Dell opens global innovation facility in Singapore

Dell Technologies has established an innovation facility in Singapore that focuses on research and development (R&D) work in key digital transformation technologies, including edge computing, data analytics, and augmented reality. The result of a three-year investment totalling $50 million, it is the company’s first such facility to be built outside the US. 

It also houses a team dedicated to enhancing user experience, according to Dell’s president of Asia-Pacific Japan and global digital cities, Amit Midha. Of the total investment, $23 million alone will be invested this year. 

The facility also accommodates Dell’s existing R&D work in Singapore that is responsible for the company’s global design and development work for product categories that include monitors and client peripherals. In addition, it encompasses a hardware prototyping lab focused exclusively on product design, including the development of artificial intelligence (AI) technologies. 

Speaking to media in the lead up to the hub’s official launch Monday, Midha said more than 160 new roles would be added by year-end to support the innovation hub, including designers and developers, with most of the positions currently already filled. These new hires would push R&D initiatives for the vendor’s customers and partners across the globe. 

Pointing to Dell’s goal of creating technologies that “drive human progress”, he said key investment areas for the Singapore facility would be in line with the company’s focus areas comprising 5G, edge, data management, hybrid cloud, AI and machine learning, and cybersecurity. 

“The world needs technology now more than ever,” he added. “In encouraging the adoption of digital solutions and new technologies, strengthening our product and process innovation system, and engaging the talent pipeline, we believe we are paving the path for a more resilient, progressive, inclusive, and sustainable economy.” 

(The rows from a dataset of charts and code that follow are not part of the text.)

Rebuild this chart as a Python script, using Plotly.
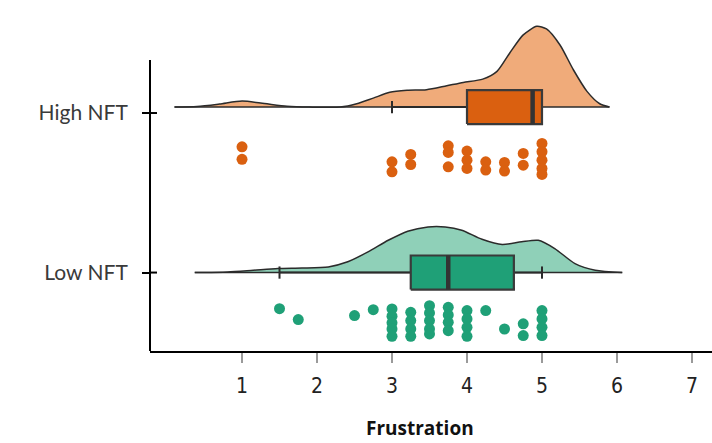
import plotly.graph_objects as go

# ---------------- data ----------------
groups = ["Low NFT", "High NFT"]
group_pos = [0.0, 1.0]

# density curves
high_dens_x = [0.1, 0.4, 0.7, 1.0, 1.3, 1.6, 1.9, 2.31, 2.53, 2.75, 2.97, 3.2, 3.46, 3.73,
               3.95, 4.21, 4.4, 4.57, 4.75, 4.93, 5.06, 5.24, 5.42, 5.6, 5.77, 5.9]
high_dens_y = [0, 0.003, 0.018, 0.036, 0.021, 0.005, 0, 0, 0.020, 0.054, 0.089, 0.101, 0.105,
               0.129, 0.149, 0.169, 0.216, 0.327, 0.436, 0.488, 0.472, 0.375, 0.224, 0.095, 0.020, 0]
low_dens_x = [0.37, 0.81, 1.15, 1.48, 1.8, 2.15, 2.41, 2.68, 2.95, 3.21, 3.48, 3.71, 3.93,
              4.2, 4.47, 4.73, 4.95, 5.17, 5.44, 5.71, 6.07]
low_dens_y = [0, 0.004, 0.014, 0.024, 0.027, 0.034, 0.065, 0.125, 0.195, 0.250, 0.276, 0.276,
              0.256, 0.201, 0.169, 0.186, 0.195, 0.145, 0.054, 0.014, 0]

# box statistics
high_box = dict(q1=4.0, median=4.875, q3=5.0, lowerfence=3.0, upperfence=5.0)
low_box = dict(q1=3.25, median=3.75, q3=4.625, lowerfence=1.5, upperfence=5.0)

# raw points (value, vertical jitter below the group line)
high_vals = [1, 1, 3, 3, 3.25, 3.25, 3.75, 3.75, 3.75, 4, 4, 4, 4.25, 4.25, 4.5, 4.5,
             4.75, 4.75, 5, 5, 5, 5, 5]
high_jit = [0.240, 0.316, 0.331, 0.391, 0.286, 0.347, 0.234, 0.274, 0.361, 0.266, 0.321, 0.371,
            0.331, 0.381, 0.335, 0.387, 0.280, 0.351, 0.220, 0.270, 0.321, 0.371, 0.407]
low_vals = [1.5, 1.75, 2.5, 2.75, 3, 3, 3, 3, 3, 3.25, 3.25, 3.25, 3.25,
            3.5, 3.5, 3.5, 3.5, 3.5, 3.75, 3.75, 3.75, 3.75, 4, 4, 4, 4,
            4.25, 4.5, 4.75, 4.75, 5, 5, 5, 5]
low_jit = [0.218, 0.284, 0.260, 0.224, 0.220, 0.264, 0.304, 0.341, 0.385, 0.240, 0.290, 0.341, 0.385,
           0.200, 0.244, 0.290, 0.341, 0.371, 0.210, 0.256, 0.301, 0.351, 0.230, 0.280, 0.331, 0.385,
           0.230, 0.341, 0.310, 0.381, 0.230, 0.280, 0.331, 0.381]

x_ticks = [1, 2, 3, 4, 5, 6, 7]

# ---------------- styles ----------------
ORANGE_FILL = "#F0AB7A"
ORANGE = "#DA6010"
GREEN_FILL = "#8FD0B8"
GREEN = "#1FA077"
DARK = "#2b2b2b"
BOX_HALF = 0.103
CAP_HALF = 0.037

fig = go.Figure()

def line(xs, ys, color=DARK, width=1.5):
    fig.add_trace(go.Scatter(x=xs, y=ys, mode="lines", line=dict(color=color, width=width),
                             hoverinfo="skip", showlegend=False))

def add_group(pos, dx, dy, fill, col, box, vals, jit):
    # baseline
    line([dx[0], dx[-1]], [pos, pos])
    # density
    fig.add_trace(go.Scatter(x=dx, y=[pos + v for v in dy], mode="lines",
                             line=dict(color=DARK, width=1.5, shape="spline", smoothing=0.7),
                             fill="tonexty", fillcolor=fill, hoverinfo="skip", showlegend=False))
    # whiskers + caps
    line([box["lowerfence"], box["q1"]], [pos, pos], width=2)
    line([box["q3"], box["upperfence"]], [pos, pos], width=2)
    for f in (box["lowerfence"], box["upperfence"]):
        line([f, f], [pos - CAP_HALF, pos + CAP_HALF], width=2)
    # box
    q1, q3 = box["q1"], box["q3"]
    fig.add_trace(go.Scatter(x=[q1, q3, q3, q1, q1],
                             y=[pos - BOX_HALF, pos - BOX_HALF, pos + BOX_HALF, pos + BOX_HALF, pos - BOX_HALF],
                             mode="lines", fill="toself", fillcolor=col,
                             line=dict(color="#3a3a3a", width=2.2), hoverinfo="skip", showlegend=False))
    # thick median
    line([box["median"], box["median"]], [pos - BOX_HALF, pos + BOX_HALF], color="#333333", width=4.5)
    # points
    fig.add_trace(go.Scatter(x=vals, y=[pos - j for j in jit], mode="markers",
                             marker=dict(color=col, size=11, line=dict(width=0)),
                             showlegend=False))

add_group(group_pos[1], high_dens_x, high_dens_y, ORANGE_FILL, ORANGE, high_box, high_vals, high_jit)
add_group(group_pos[0], low_dens_x, low_dens_y, GREEN_FILL, GREEN, low_box, low_vals, low_jit)

Y0, Y1 = -0.474, 1.647
tick_y = [0.0, 0.964]

shapes = [
    dict(type="line", xref="paper", yref="y", x0=0, x1=0, y0=Y0, y1=1.284,
         line=dict(color="black", width=2)),
]
for ty in tick_y:
    shapes.append(dict(type="line", xref="paper", yref="y", x0=0, x1=7 / 562, y0=ty, y1=ty,
                       line=dict(color="black", width=2)))

fig.update_layout(
    width=712, height=443,
    margin=dict(l=150, r=0, t=0, b=92),
    plot_bgcolor="white", paper_bgcolor="white",
    xaxis=dict(range=[-0.227, 7.267], tickvals=x_ticks, showgrid=False, zeroline=False,
               showline=True, linecolor="black", linewidth=2,
               ticks="outside", ticklen=10, tickwidth=1.5, tickcolor="#9a9a9a",
               ticklabelstandoff=5,
               tickfont=dict(family="DejaVu Sans Condensed, DejaVu Sans", size=21, color="#222222")),
    yaxis=dict(range=[Y0, Y1], tickvals=tick_y, ticktext=["Low NFT", "High NFT"],
               showgrid=False, zeroline=False, showline=False,
               ticks="outside", ticklen=7, tickwidth=2, tickcolor="black",
               ticklabelstandoff=10,
               tickfont=dict(family="Lato", size=21, color="#3a3a3a")),
    shapes=shapes,
    annotations=[dict(text="<b>Frustration</b>", xref="paper", yref="paper",
                      x=0.48, y=-0.22, xanchor="center", yanchor="middle", showarrow=False,
                      font=dict(family="Open Sans", size=19, color="#111111"))],
)

fig.write_html("out.html")
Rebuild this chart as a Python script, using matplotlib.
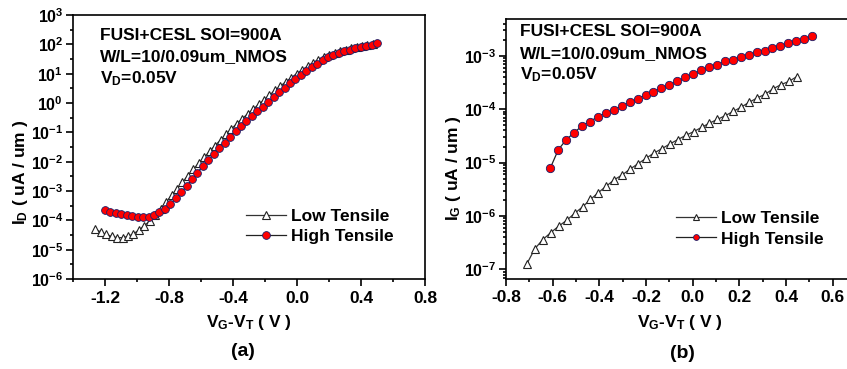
import numpy as np
import matplotlib.pyplot as plt
from matplotlib.ticker import FixedLocator, MultipleLocator, FuncFormatter, LogLocator, NullFormatter

plt.rcParams['font.family'] = 'Liberation Sans'
plt.rcParams['font.weight'] = 'bold'
plt.rcParams['axes.labelweight'] = 'bold'
plt.rcParams['mathtext.fontset'] = 'custom'
plt.rcParams['mathtext.rm'] = 'Liberation Sans:bold'
plt.rcParams['mathtext.bf'] = 'Liberation Sans:bold'
plt.rcParams['mathtext.it'] = 'Liberation Sans:bold'
plt.rcParams['axes.unicode_minus'] = False

# (a) drain current, log10(uA/um)
vg_a_high = [-1.200, -1.166, -1.132, -1.098, -1.064, -1.030, -0.996, -0.962, -0.928, -0.894,
             -0.860, -0.826, -0.792, -0.758, -0.724, -0.690, -0.656, -0.622, -0.588, -0.554,
             -0.520, -0.486, -0.452, -0.418, -0.384, -0.350, -0.316, -0.282, -0.248, -0.214,
             -0.180, -0.146, -0.112, -0.078, -0.044, -0.010, 0.024, 0.058, 0.092, 0.126,
             0.160, 0.194, 0.228, 0.262, 0.296, 0.330, 0.364, 0.398, 0.432, 0.466, 0.500]
logid_high = [-3.66, -3.71, -3.75, -3.79, -3.83, -3.86, -3.88, -3.89, -3.87, -3.82,
              -3.72, -3.60, -3.45, -3.25, -3.05, -2.83, -2.60, -2.37, -2.15, -1.94,
              -1.74, -1.54, -1.35, -1.15, -0.96, -0.78, -0.60, -0.44, -0.28, -0.12,
              0.04, 0.20, 0.36, 0.52, 0.67, 0.81, 0.95, 1.09, 1.22, 1.34,
              1.46, 1.56, 1.64, 1.71, 1.77, 1.82, 1.87, 1.91, 1.95, 1.99, 2.03]

vg_a_low = [-1.260, -1.226, -1.192, -1.158, -1.124, -1.090, -1.056, -1.022, -0.988, -0.954,
            -0.920, -0.886, -0.852, -0.818, -0.784, -0.750, -0.716, -0.682, -0.648, -0.614,
            -0.580, -0.546, -0.512, -0.478, -0.444, -0.410, -0.376, -0.342, -0.308, -0.274,
            -0.240, -0.206, -0.172, -0.138, -0.104, -0.070, -0.036, -0.002, 0.032, 0.066,
            0.100, 0.134, 0.168, 0.202, 0.236, 0.270, 0.304, 0.338, 0.372, 0.406, 0.440, 0.474]
logid_low = [-4.30, -4.40, -4.48, -4.55, -4.59, -4.59, -4.55, -4.46, -4.33, -4.18,
             -4.02, -3.83, -3.60, -3.38, -3.15, -2.93, -2.70, -2.48, -2.26, -2.05,
             -1.85, -1.65, -1.45, -1.26, -1.07, -0.88, -0.70, -0.53, -0.37, -0.21,
             -0.05, 0.11, 0.27, 0.43, 0.58, 0.72, 0.86, 1.00, 1.13, 1.25,
             1.37, 1.48, 1.57, 1.65, 1.72, 1.77, 1.82, 1.86, 1.90, 1.93, 1.97, 2.01]

# (b) gate current, log10(uA/um)
vg_b_high = [-0.610, -0.576, -0.542, -0.508, -0.474, -0.440, -0.406, -0.372, -0.338, -0.304,
             -0.270, -0.236, -0.202, -0.168, -0.134, -0.100, -0.066, -0.032, 0.002, 0.036,
             0.070, 0.104, 0.138, 0.172, 0.206, 0.240, 0.274, 0.308, 0.342, 0.376,
             0.410, 0.444, 0.478, 0.512]
logig_high = [-5.10, -4.76, -4.57, -4.44, -4.31, -4.23, -4.14, -4.07, -4.01, -3.94,
              -3.87, -3.81, -3.73, -3.67, -3.60, -3.54, -3.48, -3.40, -3.34, -3.27,
              -3.21, -3.17, -3.10, -3.07, -3.02, -2.98, -2.93, -2.90, -2.85, -2.81,
              -2.76, -2.73, -2.69, -2.62]

vg_b_low = [-0.710, -0.676, -0.642, -0.608, -0.574, -0.540, -0.506, -0.472, -0.438, -0.404,
            -0.370, -0.336, -0.302, -0.268, -0.234, -0.200, -0.166, -0.132, -0.098, -0.064,
            -0.030, 0.004, 0.038, 0.072, 0.106, 0.140, 0.174, 0.208, 0.242, 0.276,
            0.310, 0.344, 0.378, 0.412, 0.446]
logig_low = [-6.89, -6.61, -6.44, -6.31, -6.19, -6.08, -5.95, -5.83, -5.69, -5.56,
             -5.44, -5.32, -5.23, -5.12, -5.02, -4.92, -4.82, -4.74, -4.65, -4.57,
             -4.49, -4.42, -4.34, -4.26, -4.19, -4.12, -4.04, -3.96, -3.87, -3.79,
             -3.72, -3.62, -3.54, -3.48, -3.39]

labels = ['Low Tensile', 'High Tensile']
notes = ['FUSI+CESL SOI=900A', 'W/L=10/0.09um_NMOS', r'$\mathbf{V_D}$=0.05V']

W, H = 847, 369
fig = plt.figure(figsize=(W / 100, H / 100), dpi=100)


def px_axes(left, top, right, bottom):
    return fig.add_axes([left / W, 1 - bottom / H, (right - left) / W, (bottom - top) / H])


def decade_fmt(v, pos):
    return r'$\mathbf{10^{%d}}$' % int(round(np.log10(v)))


def style(ax):
    for s in ax.spines.values():
        s.set_linewidth(1.2)
    ax.tick_params(which='both', direction='out', top=False, right=False, width=1.2)
    ax.tick_params(axis='x', labelsize=12.5)
    ax.tick_params(axis='y', labelsize=11.5, pad=2)
    ax.tick_params(which='major', length=5)
    ax.tick_params(which='minor', length=2.5)
    ax.yaxis.set_major_formatter(FuncFormatter(decade_fmt))
    ax.yaxis.set_minor_formatter(NullFormatter())


def draw(ax, xl, yl, xh, yh, ms):
    ax.plot(xl, 10 ** np.array(yl), '-', color='#333333', lw=0.9, marker='^', ms=ms,
            mfc='white', mec='#222222', mew=0.8, label=labels[0])
    ax.plot(xh, 10 ** np.array(yh), '-', color='#222222', lw=0.9, marker='o', ms=ms,
            mfc='#ff0000', mec='#1a1f6a', mew=0.6, label=labels[1])


def px_label_coords(x, y, left, top, right, bottom):
    return (x - left) / (right - left), (bottom - y) / (bottom - top)


# ---- (a) ----
box_a = (73, 15, 425, 279)
ax1 = px_axes(*box_a)
draw(ax1, vg_a_low, logid_low, vg_a_high, logid_high, 5.6)
ax1.set_yscale('log')
ax1.set_xlim(-1.4, 0.8)
ax1.set_ylim(1e-6, 1e3)
ax1.yaxis.set_major_locator(FixedLocator([10.0 ** k for k in range(-6, 4)]))
ax1.yaxis.set_minor_locator(FixedLocator([10.0 ** (k + 0.5) for k in range(-6, 3)]))
ax1.xaxis.set_major_locator(FixedLocator([-1.2, -0.8, -0.4, 0.0, 0.4, 0.8]))
ax1.xaxis.set_major_formatter(FuncFormatter(lambda v, p: '%.1f' % v))
ax1.xaxis.set_minor_locator(MultipleLocator(0.2))
style(ax1)
ax1.set_xlabel(r'$\mathbf{V_G}$-$\mathbf{V_T}$ ( V )', fontsize=12.5)
ax1.set_ylabel(r'$\mathbf{I_D}$ ( uA / um )', fontsize=12.5)
ax1.xaxis.set_label_coords(*px_label_coords(249, 322, *box_a))
ax1.yaxis.set_label_coords(*px_label_coords(20, 172, *box_a))
ax1.xaxis.label.set_va('center')
ax1.yaxis.label.set_va('center')
for i, t in enumerate(notes):
    fig.text(100 / W, 1 - (35 + 22 * i) / H, t, fontsize=12.5, va='center', ha='left')
ax1.legend(loc='upper left', bbox_to_anchor=(246 / W, 1 - 209 / H), bbox_transform=fig.transFigure,
           frameon=False, fontsize=12.5, handlelength=2.3, handletextpad=0.3,
           labelspacing=0.25, borderpad=0, borderaxespad=0)
fig.text(243 / W, 1 - 352 / H, '(a)', fontsize=14, ha='center', va='center')

# ---- (b) ----
box_b = (506, 19, 856, 278.5)
ax2 = px_axes(*box_b)
draw(ax2, vg_b_low, logig_low, vg_b_high, logig_high, 6.0)
ax2.set_yscale('log')
ax2.set_xlim(-0.8, 0.7)
ax2.set_ylim(10 ** -7.17, 10 ** -2.31)
ax2.yaxis.set_major_locator(FixedLocator([10.0 ** k for k in range(-7, -2)]))
ax2.yaxis.set_minor_locator(LogLocator(base=10, subs=np.arange(2, 10), numticks=20))
ax2.xaxis.set_major_locator(FixedLocator([-0.8, -0.6, -0.4, -0.2, 0.0, 0.2, 0.4, 0.6]))
ax2.xaxis.set_major_formatter(FuncFormatter(lambda v, p: '%.1f' % v))
ax2.xaxis.set_minor_locator(MultipleLocator(0.1))
style(ax2)
ax2.set_xlabel(r'$\mathbf{V_G}$-$\mathbf{V_T}$ ( V )', fontsize=12.5)
ax2.set_ylabel(r'$\mathbf{I_G}$ ( uA / um )', fontsize=12.5)
ax2.xaxis.set_label_coords(*px_label_coords(680, 322, *box_b))
ax2.yaxis.set_label_coords(*px_label_coords(453, 168, *box_b))
ax2.xaxis.label.set_va('center')
ax2.yaxis.label.set_va('center')
for i, t in enumerate(notes):
    fig.text(520 / W, 1 - (32 + 21.5 * i) / H, t, fontsize=12.5, va='center', ha='left')
ax2.legend(loc='upper left', bbox_to_anchor=(676 / W, 1 - 211 / H), bbox_transform=fig.transFigure,
           frameon=False, fontsize=12.5, handlelength=2.3, handletextpad=0.3,
           labelspacing=0.3, borderpad=0, borderaxespad=0, markerscale=0.7)
fig.text(682 / W, 1 - 353 / H, '(b)', fontsize=14, ha='center', va='center')

fig.savefig('out.png', dpi=100)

Dell earlier this month launched a skills accelerator programme in Singapore, offering to equip 3,000 students, fresh graduates, and mid-career professionals over the next two years with skills in cloud computing, data protection, data science, and big data analytics. The scheme encompassed two separate programmes, including a partnership with Singapore Management University that would see more than 1,000 of the school’s undergraduates experience cloud-native technologies and content as part of their curriculum. A five-week training programme also would be offered to 1,000 employees of Dell’s local partners and customers that had enrolled in Singapore’s SGUnited Traineeship or Mid-Career Pathways programme. 

Asked what challenges companies currently faced in their efforts to innovate, Midha said the COVID-19 pandemic had expanded every organisation’s remote workforce. It underscored the need to figure out how innovation could be facilitated while employees worked from home or remotely, he noted. 

This was where collaboration and digital tools came into play, he said. He added that companies also would need to establish the right polices and culture that would drive innovation in the new work environment and enable colleagues build on each other’s ideas.